DT: It’s become a lot more of our language, you use it a lot more. Obviously when we first arrived at the church you just spend a year getting your feed on the ground, seeing what’s going on, etc. Then after a while you see what is God doing here, and that God is bringing these people and this is how it’s happening. It’s kind of seeing where God’s working as well and jumping on board with that.

NCLS: What sort of changes have you seen in terms of that multi-cultural mix? Or how your church community matches the wider community?

DT: When we first came here there were some Samoans that were here and then maybe after three or four years, just started to see a few more different nationalities. Again, it’s just observing what God’s doing, different people of different nationalities are here.

I remember a Salvo training event that Craig and I had gone to years ago had talked about if you want to see people of different nationalities in your church then you have to feature them. So, they need to be on your welcoming team, they need to be on the stage, and you need to celebrate that. We’ve tried to then make sure there are opportunities for people of different nationalities to be visible.

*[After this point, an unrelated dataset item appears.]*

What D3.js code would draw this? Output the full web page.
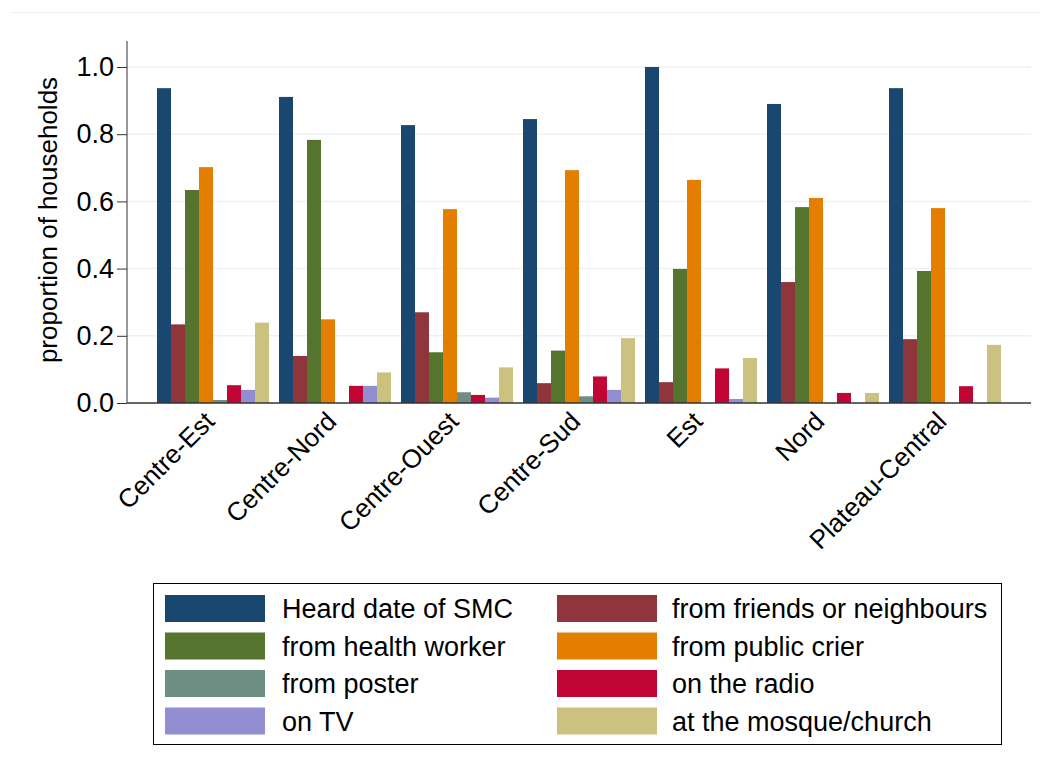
<!DOCTYPE html>
<html>
<head>
<meta charset="utf-8">
<script src="https://d3js.org/d3.v7.min.js"></script>
<style>
  body { margin: 0; background: #fff; font-family: "Liberation Sans", Arial, sans-serif; }
</style>
</head>
<body>
<script>
// regions on the x axis
var regions = ["Centre-Est", "Centre-Nord", "Centre-Ouest", "Centre-Sud", "Est", "Nord", "Plateau-Central"];

// series names (legend order)
var seriesNames = ["Heard date of SMC", "from friends or neighbours", "from health worker", "from public crier",
                   "from poster", "on the radio", "on TV", "at the mosque/church"];

// one array per series, values per region
var heardDate   = [0.937, 0.911, 0.827, 0.845, 1.000, 0.890, 0.937];
var friends     = [0.234, 0.140, 0.270, 0.059, 0.062, 0.360, 0.190];
var healthWork  = [0.634, 0.783, 0.151, 0.156, 0.399, 0.583, 0.393];
var publicCrier = [0.702, 0.249, 0.577, 0.693, 0.664, 0.610, 0.580];
var poster      = [0.009, 0.000, 0.032, 0.020, 0.000, 0.000, 0.000];
var radio       = [0.053, 0.051, 0.024, 0.079, 0.103, 0.030, 0.050];
var tv          = [0.039, 0.051, 0.016, 0.039, 0.012, 0.000, 0.000];
var mosque      = [0.239, 0.091, 0.106, 0.193, 0.134, 0.030, 0.173];

var yTicks = [0, 0.2, 0.4, 0.6, 0.8, 1.0];

var seriesValues = [heardDate, friends, healthWork, publicCrier, poster, radio, tv, mosque];
var colors = ["#1a476f", "#90353b", "#55752f", "#e37e00", "#6e8e84", "#c10534", "#938dd2", "#cac27e"];

// bar draw order inside a group
var barOrder = [0, 1, 2, 3, 4, 5, 6, 7];

var width = 1048, height = 772;
var plotLeft = 127, plotRight = 1031, plotTop = 41, plotBottom = 403;

var svg = d3.select("body").append("svg")
  .attr("width", width)
  .attr("height", height);

svg.append("rect").attr("width", width).attr("height", height).attr("fill", "#fff");

// faint outer line at the top
svg.append("line")
  .attr("x1", 10).attr("x2", 1040).attr("y1", 12.5).attr("y2", 12.5)
  .attr("stroke", "#eef2f4").attr("stroke-width", 1);

var x0 = d3.scaleBand()
  .domain(regions)
  .range([plotLeft, plotRight])
  .paddingInner(10 / 122)
  .paddingOuter(30 / 122);

var x1 = d3.scaleBand()
  .domain(barOrder)
  .range([0, x0.bandwidth()]);

var y = d3.scaleLinear()
  .domain([0, 1])
  .range([plotBottom, 67]);

// grid lines
svg.append("g")
  .selectAll("line")
  .data(yTicks.slice(1))
  .enter().append("line")
  .attr("x1", plotLeft).attr("x2", plotRight)
  .attr("y1", function(d) { return y(d); })
  .attr("y2", function(d) { return y(d); })
  .attr("stroke", "#eaf2f3")
  .attr("stroke-width", 1.5);

// bars
var groups = svg.append("g")
  .selectAll("g")
  .data(regions)
  .enter().append("g")
  .attr("transform", function(d) { return "translate(" + x0(d) + ",0)"; });

groups.selectAll("rect")
  .data(function(d, i) {
    return barOrder.map(function(s) { return { s: s, v: seriesValues[s][i] }; });
  })
  .enter().append("rect")
  .attr("x", function(d) { return x1(d.s); })
  .attr("width", x1.bandwidth())
  .attr("y", function(d) { return y(d.v); })
  .attr("height", function(d) { return y(0) - y(d.v); })
  .attr("fill", function(d) { return colors[d.s]; });

// y axis
var yAxis = svg.append("g")
  .attr("transform", "translate(" + plotLeft + ",0)")
  .call(d3.axisLeft(y).tickValues(yTicks).tickSize(10).tickPadding(3).tickFormat(d3.format(".1f")));
yAxis.select(".domain").attr("d", "M0," + plotTop + "V" + plotBottom).attr("stroke", "#333");
yAxis.selectAll(".tick line").attr("stroke", "#333");
yAxis.selectAll(".tick text")
  .attr("font-family", "Liberation Sans, Arial, sans-serif")
  .attr("font-size", 27).attr("fill", "#000");

// x axis
var xAxis = svg.append("g")
  .attr("transform", "translate(0," + plotBottom + ")")
  .call(d3.axisBottom(x0).tickSize(0).tickPadding(0));
xAxis.select(".domain").attr("d", "M" + plotLeft + ",0H" + plotRight).attr("stroke", "#333").attr("stroke-width", 1.5);
xAxis.selectAll(".tick text")
  .attr("font-family", "Liberation Sans, Arial, sans-serif")
  .attr("font-size", 26).attr("fill", "#000")
  .attr("text-anchor", "end")
  .attr("dy", null).attr("y", 0)
  .attr("transform", "translate(3,20) rotate(-45)");

// y axis title
svg.append("text")
  .attr("transform", "translate(57,220) rotate(-90)")
  .attr("text-anchor", "middle")
  .attr("font-size", 26)
  .attr("fill", "#000")
  .text("proportion of households");

// legend
var legend = svg.append("g");
legend.append("rect")
  .attr("x", 153.5).attr("y", 583.5).attr("width", 848).attr("height", 161)
  .attr("fill", "#fff").attr("stroke", "#000").attr("stroke-width", 1);

var items = legend.selectAll("g.item")
  .data(seriesNames)
  .enter().append("g")
  .attr("class", "item")
  .attr("transform", function(d, i) {
    return "translate(" + (i % 2 === 0 ? 165 : 557) + "," + (595 + Math.floor(i / 2) * 37.5) + ")";
  });

items.append("rect")
  .attr("width", 100).attr("height", 27)
  .attr("fill", function(d, i) { return colors[i]; });

items.append("text")
  .attr("x", function(d, i) { return i % 2 === 0 ? 117 : 115; })
  .attr("y", 23)
  .attr("font-size", 27)
  .attr("fill", "#000")
  .text(function(d) { return d; });
</script>
</body>
</html>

in our meetings for Saturday and Sunday our goal is that every meeting has someone from a different nationality featured, in one way or another. Whether on the stage or in the worship team or something like that, someone of a different nationality ideally of different ages represented. And both genders included, so it’s not female dominated, it’s not male dominated.

We don’t always get it right, and sometimes you can’t be token. Then once a year we have Mosaic Day.

We decided to, because we could see what God was doing, have Mosaic Day to celebrate all the different nationalities in our church. We have a big fellowship lunch with international feasts where everyone brings food from their background. We do things in the service, the worship team would be of all different nationalities and people dress up. Or you might have a dance group or people singing in other languages.

The message will be very much about, we are all one in Christ Jesus, or they’ll come from the east, they’ll come from the west. Whatever passage we would preach on that would celebrate that.

NCLS: Would you say that that was an intentional goal that you held?

DT: Absolutely. We’ve been very intentional about doing that and it’s one of people’s favourite Sunday’s of the year. We often pick it around Pentecost too sometimes because of all the people speaking the different languages. We might have a prayer time and say, everyone just speak in your language. So, it’s just all messy and loud or whatever, but that’s great.

NCLS: Do you feel that the church more reflects the wider community now in terms of cultural diversity or age?

DT: We’re getting there. Definitely, if you came into our church now and you were of a different nationality, you wouldn’t feel that you were the only person, as we’re definitely more diverse. We’ve had a few refugee families come as well and we’ve been very intentional about embracing them.